The research grew out of an important change in Kansas correctional philosophy intended to reduce the state’s reliance on mass incarceration in favor of more effective rehabilitation and reintegration guided by risk assessment. The reform, dubbed the Kansas Offender Risk Reduction and Reentry Plan (KOR3P), was promoted as a change in orientation shaping the whole system. The rhetoric associated with the program was a sharp break from the model of control and containment that had guided Kansas (and many states) during the era of mass incarceration. Nor was the reform only about rhetoric, new staff focused on reentry were hired, and frontline staff, particularly parole agents, were encouraged to be more innovative in connecting released prisoners to their communities. The authors took advantage of real-time access to Kansas correctional staff (frontline, supervisory and management) to explore how correctional workers thought about reform and how they articulated their own relationship to it. They were given unprecedented access to prisons and parole offices throughout the state, where they undertook extensive qualitative interviews and focus groups with Kansas correctional staff and managers, ultimately gathering data from over 500 informants (far larger than the typical qualitative study of corrections).

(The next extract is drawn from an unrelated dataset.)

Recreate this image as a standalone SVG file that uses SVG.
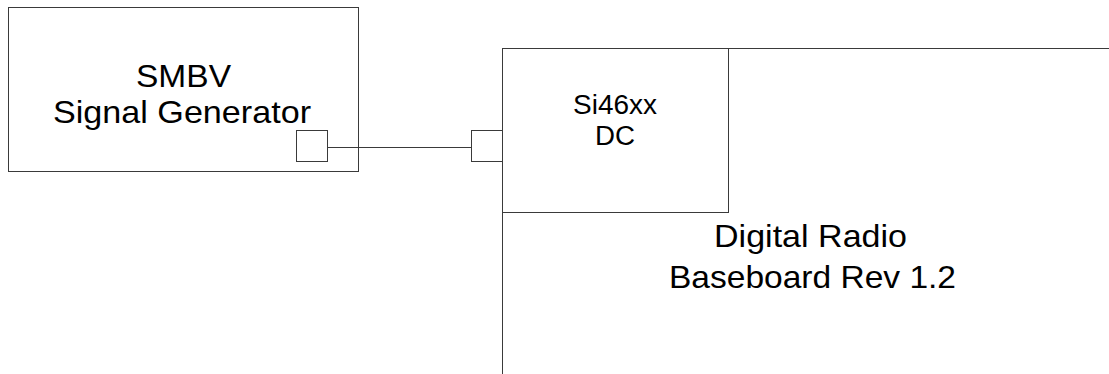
<svg xmlns="http://www.w3.org/2000/svg" width="1109" height="374" viewBox="0 0 1109 374">
  <style>
    .box { fill: #ffffff; stroke: #3a3a3a; stroke-width: 1; }
    .wire { fill: none; stroke: #3a3a3a; stroke-width: 1; }
    .lbl { font-family: "Liberation Sans", Arial, sans-serif; fill: #000000; }
    .big { font-size: 32px; }
    .mid { font-size: 27px; }
  </style>
  <rect x="0" y="0" width="1109" height="374" fill="#ffffff"/>
  <g id="baseboard">
    <rect class="box" x="502.5" y="48.5" width="700" height="400"/>
    <text class="lbl big" x="714" y="247" textLength="193" lengthAdjust="spacingAndGlyphs">Digital Radio</text>
    <text class="lbl big" x="669" y="288" textLength="287" lengthAdjust="spacingAndGlyphs">Baseboard Rev 1.2</text>
  </g>
  <g id="si46xx">
    <rect class="box" x="502.5" y="48.5" width="226" height="164"/>
    <text class="lbl mid" x="573" y="114" textLength="84" lengthAdjust="spacingAndGlyphs">Si46xx</text>
    <text class="lbl mid" x="595" y="145" textLength="40" lengthAdjust="spacingAndGlyphs">DC</text>
  </g>
  <g id="smbv">
    <rect class="box" x="8.5" y="7.5" width="350" height="164"/>
    <text class="lbl big" x="136" y="87" textLength="95" lengthAdjust="spacingAndGlyphs">SMBV</text>
    <text class="lbl big" x="53" y="123" textLength="258" lengthAdjust="spacingAndGlyphs">Signal Generator</text>
  </g>
  <g id="port-out">
    <rect class="box" x="296.5" y="130.5" width="31" height="31"/>
  </g>
  <g id="port-in">
    <rect class="box" x="471.5" y="130.5" width="31" height="31"/>
  </g>
  <g id="connectors">
    <line class="wire" x1="327.5" y1="147.5" x2="471.5" y2="147.5"/>
  </g>
</svg>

The result is the closest look ever at a correctional system going through what its leaders view as a paradigm shift.
Working in the broad narrative tradition of sociological criminology associated with the likes of Erving Goffman, the researchers develop a productive schema for mapping how the discourse of resistance takes shape over time in a correctional bureaucracy in transition. The researchers were also able to gain some insight into the success of the reform program through examination of documentation and interviews with supervisors and managers. Resistance discourses among Kansas staff took three major forms: denial, dismissal, and defiance. Deniers tended to assert that the reform was nothing new at all and suggested no change would be necessary in how they did their jobs. Others recognized that reform implied change but dismissed reform as certain to fail for a variety of reasons (too narrow, too superficial, won’t last). Finally, those prone to defiance recognized that reform might actually happen but opposed it as wrong (usually because it would undermine public safety or the security of the institutions).

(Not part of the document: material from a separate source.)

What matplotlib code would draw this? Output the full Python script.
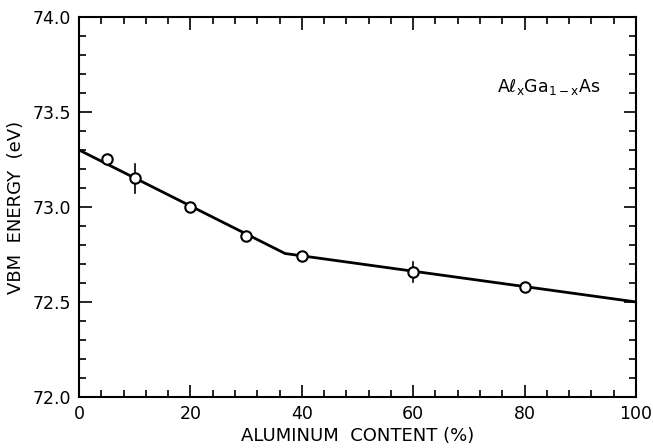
import numpy as np
import matplotlib.pyplot as plt
from matplotlib.ticker import MultipleLocator

# measured points
al_pct = [5, 10, 20, 30, 40, 60, 80]
vbm = [73.25, 73.15, 73.00, 72.845, 72.74, 72.658, 72.578]
vbm_err = [0, 0.075, 0, 0, 0, 0.052, 0]

# fitted line (two straight segments)
fit_x = [0, 37, 100]
fit_y = [73.30, 72.755, 72.50]

plt.rcParams['font.family'] = 'DejaVu Sans'

fig = plt.figure(figsize=(6.53, 4.48), dpi=100)
ax = fig.add_axes([0.121, 0.114, 0.853, 0.848])

ax.plot(fit_x, fit_y, 'k-', lw=2.0, zorder=2)

err = np.array(vbm_err)
for xi, yi, ei in zip(al_pct, vbm, err):
    if ei > 0:
        ax.plot([xi, xi], [yi - ei, yi + ei], 'k-', lw=1.2, zorder=2)
ax.plot(al_pct, vbm, 'o', ms=7.5, mfc='white', mec='k', mew=1.5, zorder=3)

ax.set_xlim(0, 100)
ax.set_ylim(72.0, 74.0)
ax.xaxis.set_major_locator(MultipleLocator(20))
ax.xaxis.set_minor_locator(MultipleLocator(4))
ax.yaxis.set_minor_locator(MultipleLocator(0.1))
ax.set_yticks([72.0, 72.5, 73.0, 73.5, 74.0])
ax.set_yticklabels(['72.0', '72.5', '73.0', '73.5', '74.0'])

ax.tick_params(which='both', direction='in', top=True, right=True,
               width=1.2, labelsize=12.5, pad=6)
ax.tick_params(which='major', length=9)
ax.tick_params(which='minor', length=5)
for s in ax.spines.values():
    s.set_linewidth(1.5)

ax.set_xlabel('ALUMINUM  CONTENT (%)', fontsize=13, labelpad=3)
ax.set_ylabel('VBM  ENERGY  (eV)', fontsize=13, labelpad=5)

ax.text(0.75, 0.815, r'A$\ell_\mathregular{x}$Ga$_\mathregular{1-x}$As',
        transform=ax.transAxes, fontsize=12.5, va='center')

fig.savefig('out.png', dpi=100)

In probing their qualitative data, the authors recognized a variety of different frames within each mode of resistance. Some resistance is pragmatic, framed in terms of how the institution and its agents would actually cope with reform. Other expressions are framed normatively, assailing reform for its misguided values. Finally, much resistance, and particularly at the bottom of organizational structures, is mostly expressive, designed to produce emotional release but ungrounded. Perhaps not surprisingly, the resistance frame that the authors found to be most connected to actual obstruction of reform was pragmatic, while expressive resistance seemed unrelated to action.
The research, like all empirical research, especially in a correctional setting, has important limitations. The authors were not able to directly observe or measure resistance to implementation, but had to rely on interviews with their informants and some observations to draw associations. Race and gender are unmentioned (one assumes as a condition of access). Even so, “When Policy comes to Town” provides us with unusually sophisticated access to the thinking of a group of actors whose power will undoubtedly shape the future of any major reforms of criminal justice in our time, i.e., frontline justice system workers and their supervisors and managers.

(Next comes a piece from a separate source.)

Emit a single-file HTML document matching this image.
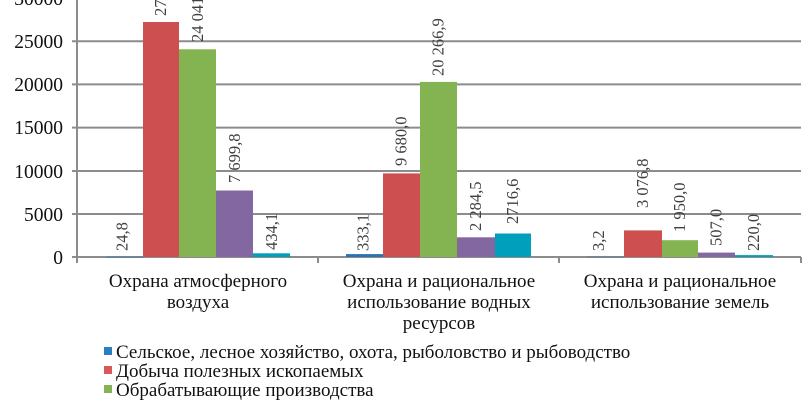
<!DOCTYPE html>
<html><head><meta charset="utf-8"><style>body{margin:0;background:#fff}svg{display:block}text{font-family:"Liberation Serif","Times New Roman",serif}</style></head><body>
<svg width="811" height="400" xmlns="http://www.w3.org/2000/svg">
<g stroke="#8c8c8c" stroke-width="2">
<line x1="72" y1="257" x2="801" y2="257"/>
<line x1="72" y1="214" x2="801" y2="214"/>
<line x1="72" y1="171" x2="801" y2="171"/>
<line x1="72" y1="127.6" x2="801" y2="127.6"/>
<line x1="72" y1="84.4" x2="801" y2="84.4"/>
<line x1="72" y1="41.2" x2="801" y2="41.2"/>
<line x1="72" y1="-2" x2="801" y2="-2"/>
<line x1="77" y1="0" x2="77" y2="263"/>
<line x1="318" y1="257" x2="318" y2="263"/>
<line x1="559" y1="257" x2="559" y2="263"/>
<line x1="801" y1="257" x2="801" y2="263"/>
</g>
<g font-size="19.5" fill="#111" text-anchor="end">
<text x="63" y="264">0</text><text x="63" y="221">5000</text><text x="63" y="178">10000</text>
<text x="63" y="134">15000</text><text x="63" y="91">20000</text><text x="63" y="48">25000</text><text x="63" y="5">30000</text>
</g>
<g>
<rect x="106" y="256.8" width="37" height="0.6" fill="#2a72b5"/>
<rect x="143" y="22" width="36" height="235" fill="#cd4f4f"/>
<rect x="179" y="49.3" width="37" height="207.7" fill="#84b451"/>
<rect x="216" y="190.5" width="37" height="66.5" fill="#8367a1"/>
<rect x="253" y="253.3" width="37" height="3.7" fill="#00a0bd"/>
<rect x="346" y="254.1" width="37" height="2.9" fill="#2a72b5"/>
<rect x="383" y="173.4" width="37" height="83.6" fill="#cd4f4f"/>
<rect x="420" y="81.9" width="37" height="175.1" fill="#84b451"/>
<rect x="457" y="237.3" width="38" height="19.7" fill="#8367a1"/>
<rect x="495" y="233.5" width="36" height="23.5" fill="#00a0bd"/>
<rect x="587" y="256.8" width="37" height="0.4" fill="#2a72b5"/>
<rect x="624" y="230.4" width="38" height="26.6" fill="#cd4f4f"/>
<rect x="662" y="240.2" width="36" height="16.8" fill="#84b451"/>
<rect x="698" y="252.6" width="37" height="4.4" fill="#8367a1"/>
<rect x="735" y="255.1" width="38" height="1.9" fill="#00a0bd"/>
</g>
<g font-size="16.5" fill="#404040">
<text transform="translate(127.5,251) rotate(-90)">24,8</text>
<text transform="translate(166,16) rotate(-90)">27 221,4</text>
<text transform="translate(203,42) rotate(-90)">24 041,6</text>
<text transform="translate(240,183) rotate(-90)">7 699,8</text>
<text transform="translate(277,250) rotate(-90)">434,1</text>
<text transform="translate(368.5,251) rotate(-90)">333,1</text>
<text transform="translate(406.5,166) rotate(-90)">9 680,0</text>
<text transform="translate(443.5,76) rotate(-90)">20 266,9</text>
<text transform="translate(481,231) rotate(-90)">2 284,5</text>
<text transform="translate(518,224) rotate(-90)">2716,6</text>
<text transform="translate(604,251) rotate(-90)">3,2</text>
<text transform="translate(648,208) rotate(-90)">3 076,8</text>
<text transform="translate(685,232) rotate(-90)">1 950,0</text>
<text transform="translate(721.5,246) rotate(-90)">507,0</text>
<text transform="translate(759,251) rotate(-90)">220,0</text>
</g>
<g font-size="19" fill="#111" text-anchor="middle">
<text x="198" y="287">Охрана атмосферного</text><text x="198" y="308">воздуха</text>
<text x="439" y="287">Охрана и рациональное</text><text x="439" y="308">использование водных</text><text x="439" y="329">ресурсов</text>
<text x="680" y="287">Охрана и рациональное</text><text x="680" y="308">использование земель</text>
</g>
<rect x="104" y="347" width="8" height="8" fill="#2a7fc0"/>
<rect x="104" y="366" width="8" height="8" fill="#d9595b"/>
<rect x="104" y="385" width="8" height="8" fill="#84b451"/>
<g font-size="19" fill="#111">
<text x="116" y="358">Сельское, лесное хозяйство, охота, рыболовство и рыбоводство</text>
<text x="116" y="377">Добыча полезных ископаемых</text>
<text x="116" y="396">Обрабатывающие производства</text>
</g>
</svg>
</body></html>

There are also some substantive lessons for reform that may well apply to other parts of the carceral state in addition to corrections. While emphasizing change, the Kansas program also embraced risk assessment as a crucial continuity with the old model of control and containment. Risk was now supposed to be used to identify services and interventions that could overcome them to achieve reintegration, rather than just to set levels of confinement. But the language of risk also allowed for denial and dismissal of change. Risk assessment today looks like a winning way to package reform as safe and secure (not just in reentry but bail, policing and many other issues), but in reinforcing the underlying logics of mass incarceration risk tools may be no exit at all. Second, reforms that are big on rhetoric and short on operational changes are most vulnerable to resistance. The Kansas policy shift was filled with very broad pronouncements and which addressed the whole organization but its most significant changes and interventions in actual practice fell narrowly on a much smaller portion of prisoners, parolees and staff. The resulting gap fueled both denial and dismissal. This is another lesson that applies across the carceral state. If you want to achieve buy-in from always cautious frontline workers and supervisors, provide them clear guidelines on what doing a good job looks like under the new regime. Telling people to innovate may work well in start-up culture, but in bureaucracies shaped by strong fears of criticism for failing to prevent crime, measurable metrics of reform success are indispensable.